Daniel Calvo Gómez (18 September 1832 – 16 June 1880) was a Bolivian lawyer, journalist, poet, and politician. He was Minister of Justice, Public Instruction, and Worship between 1873 and 1876. Later, he served as President of the National Convention in 1880.

== Biography ==
He was born in the city of Sucre on 18 September 1832, and was baptized the same day in the Church of Santo Domingo. His godparents were Atanasio de Urioste and his wife, Micaela Gómez Martínez, the child's maternal aunt. He was the son of the lawyer Mariano José Calvo Cuéllar and María Josefa Gómez Martínez. He was therefore the grandson of Juan de Dios Calvo y Antequera and the nephew of President Mariano Enrique Calvo.

He pursued his studies at the University of San Francisco Xavier of Chuquisaca, graduating as a lawyer in 1856. Calvo is recorded as having supported the insurrection led in Potosí in 1854 by Colonel José María de Achá against the administration of General Manuel Isidoro Belzu. The uprising ended with the defeat of the rebel forces at Sutimarca by General Jorge Córdova. Following the establishment of the September dictatorship of José María Linares, Calvo was appointed to a ministerial office as Head of Section in the Department of Justice, and was later named Rector of the Colegio Junín in Sucre. During this period, he edited the Boletín Oficial and El Siglo. He also took part in the 1864 revolution against the government of Mariano Melgarejo, serving as general secretary during the campaign. After the defeat of the revolution, Calvo was exiled.

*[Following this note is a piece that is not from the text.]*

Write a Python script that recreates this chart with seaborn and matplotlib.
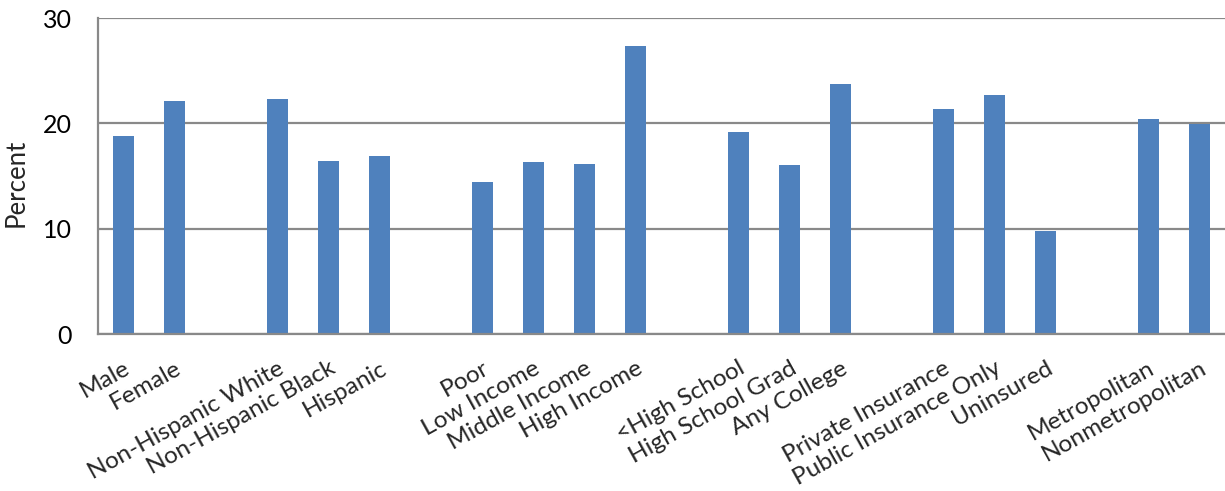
import numpy as np
import pandas as pd
import matplotlib
matplotlib.use("Agg")
import matplotlib.pyplot as plt
import seaborn as sns

# Categories in display order; blank strings leave a gap between groups
categories = [
    "Male", "Female", "",
    "Non-Hispanic White", "Non-Hispanic Black", "Hispanic", " ",
    "Poor", "Low Income", "Middle Income", "High Income", "  ",
    "<High School", "High School Grad", "Any College", "   ",
    "Private Insurance", "Public Insurance Only", "Uninsured", "    ",
    "Metropolitan", "Nonmetropolitan",
]
groups = [
    "Male", "Female",
    "Non-Hispanic White", "Non-Hispanic Black", "Hispanic",
    "Poor", "Low Income", "Middle Income", "High Income",
    "<High School", "High School Grad", "Any College",
    "Private Insurance", "Public Insurance Only", "Uninsured",
    "Metropolitan", "Nonmetropolitan",
]
percent = [
    18.8, 22.1,
    22.3, 16.4, 16.9,
    14.4, 16.3, 16.1, 27.3,
    19.2, 16.0, 23.7,
    21.4, 22.7, 9.8,
    20.4, 19.9,
]
y_ticks = [0, 10, 20, 30]

df = pd.DataFrame({"group": groups, "percent": percent})

sns.set_style("white")
plt.rcParams["font.family"] = ["Lato", "DejaVu Sans"]

grid_color = "#898989"
bar_color = "#4F81BD"

fig = plt.figure(figsize=(12.25, 4.91), dpi=100)
ax = fig.add_axes([98 / 1225, 1 - 334 / 491, 1 - 98 / 1225, (334 - 18) / 491])

sns.barplot(data=df, x="group", y="percent", order=categories, color=bar_color,
            saturation=1, width=0.41, edgecolor="none", ax=ax, errorbar=None)

ax.set_ylim(0, 30)
ax.set_yticks(y_ticks)
ax.set_xlim(-0.5, len(categories) - 0.5)
ax.yaxis.grid(True, color=grid_color, linewidth=1.6)
ax.set_axisbelow(True)

for side in ("top", "right"):
    ax.spines[side].set_visible(False)
for side in ("left", "bottom"):
    ax.spines[side].set_color(grid_color)
    ax.spines[side].set_linewidth(1.6)

ax.tick_params(axis="y", length=6, width=1.6, color=grid_color, pad=13,
               labelsize=18, labelcolor="black")

ax.set_xticks(range(len(categories)))
ax.set_xticklabels(categories, rotation=29, ha="right", va="top",
                   rotation_mode="anchor", fontsize=17.6)
ax.tick_params(axis="x", which="major", length=0, pad=17)
ax.set_xticks(np.arange(-0.5, len(categories)), minor=True)
ax.tick_params(axis="x", which="minor", length=6, width=1.6, color=grid_color)

ax.set_xlabel("")
ax.set_ylabel("Percent", fontsize=18.5)
ax.yaxis.set_label_coords(-0.062, 0.478)

fig.savefig("out.png", dpi=100)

He published poetic compositions in newspapers and literary journals of the time, and also worked as editor for El Porvenir, El Siglo, La Causa de Septiembre, and other periodicals. He served on several occasions as a national representative, and during the governments of Adolfo Ballivián and Tomás Frías, he held the office of Minister of Justice, Public Instruction, and Worship from 1873 to 1876. He was one of the most prominent parliamentarians of the Convention of 1880.

He died in La Paz on 16 June 1880, while serving as President of the National Convention.

== Family ==
Daniel Calvo married Elisa de la Torre Cabero, a lady from Cinti, on 20 April 1856, in the Church of San Lázaro in Sucre. Elisa was the daughter of Pedro Antonio de la Torre y Luna Pizarro and Francisca Cabero de la Canal. Their children were Eduardo, Daniel, Adolfo, Mariano, Saturnino, Elisa, Aníbal, Benjamín, and Laura Calvo de la Torre.